-- START --

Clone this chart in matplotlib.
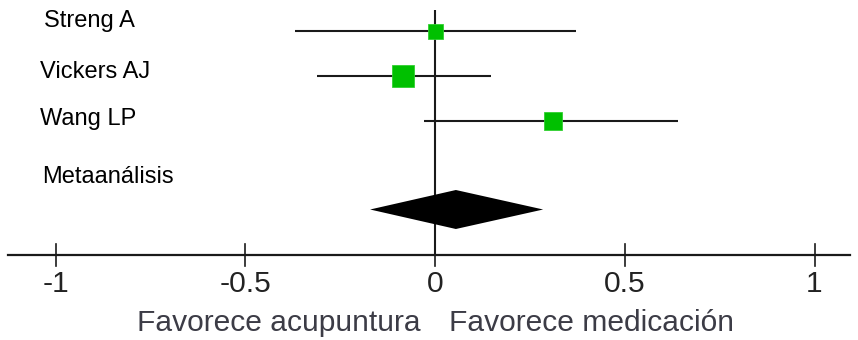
import matplotlib
matplotlib.use("Agg")
import matplotlib.pyplot as plt

# Study estimates (difference, lower CI, upper CI)
studies = ["Streng A", "Vickers AJ", "Wang LP"]
estimate = [0.0, -0.084, 0.311]
ci_low = [-0.369, -0.311, -0.029]
ci_high = [0.372, 0.148, 0.640]
weight_size = [10.8, 16, 13]

# Pooled result
pooled_label = "Metaanálisis"
pooled_est = 0.055
pooled_low = -0.171
pooled_high = 0.285

tick_values = [-1, -0.5, 0, 0.5, 1]
tick_labels = ["-1", "-0.5", "0", "0.5", "1"]
footer_left = "Favorece acupuntura"
footer_right = "Favorece medicación"

# layout (pixel rows / columns)
W, H = 858, 340
px_per_unit = 379.5
x_zero_px = 435
row_y = [31, 76, 121]
label_x = [44, 40, 40]
label_base = [27, 78, 125]
pooled_label_x = 42
pooled_label_base = 183
diamond_y = 209.5
diamond_half_h = 19.5
axis_y = 255


def px_to_x(px):
    return (px - x_zero_px) / px_per_unit


fig = plt.figure(figsize=(W / 100, H / 100), dpi=100)
ax = fig.add_axes([0, 0, 1, 1])
ax.set_xlim(px_to_x(0), px_to_x(W))
ax.set_ylim(H, 0)
ax.axis("off")

green = "#00c000"
line_c = "#1a1a1a"
font = "Liberation Sans"

# reference line at zero
ax.plot([0, 0], [10, axis_y], color=line_c, lw=1.5, solid_capstyle="butt")

# horizontal axis with ticks
ax.plot([px_to_x(8), px_to_x(850)], [axis_y, axis_y], color=line_c, lw=1.6)
for v, t in zip(tick_values, tick_labels):
    ax.plot([v, v], [244, 266], color=line_c, lw=1.2)
    ax.text(v, 292, t, ha="center", va="baseline", fontsize=21.6,
            family=font, color="#222222")

# studies
for name, e, lo, hi, s, y, lx, ly in zip(studies, estimate, ci_low, ci_high,
                                         weight_size, row_y, label_x, label_base):
    ax.plot([lo, hi], [y, y], color=line_c, lw=1.5, solid_capstyle="butt", zorder=2)
    ax.plot([e], [y], marker="s", ms=s, color=green, mec="#30d030", mew=0.6, zorder=3)
    ax.text(px_to_x(lx), ly, name, ha="left", va="baseline",
            fontsize=17, family=font, color="black")

# pooled diamond
ax.text(px_to_x(pooled_label_x), pooled_label_base, pooled_label, ha="left",
        va="baseline", fontsize=17, family=font, color="black")
ax.fill([pooled_low, pooled_est, pooled_high, pooled_est],
        [diamond_y, diamond_y - diamond_half_h, diamond_y, diamond_y + diamond_half_h],
        color="black", lw=0, zorder=4)

# footer: direction of effect on each side of zero
ax.text(px_to_x(137), 331, footer_left, ha="left", va="baseline",
        fontsize=21.6, family=font, color="#3c3c46")
ax.text(px_to_x(449), 331, footer_right, ha="left", va="baseline",
        fontsize=21.6, family=font, color="#3c3c46")

fig.savefig("out.png", dpi=100)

-- END --

All lines holding the word "matplotlib" should be picked out and copied.

Solution for this task
Clone this chart in matplotlib.
import matplotlib
matplotlib.use("Agg")
import matplotlib.pyplot as plt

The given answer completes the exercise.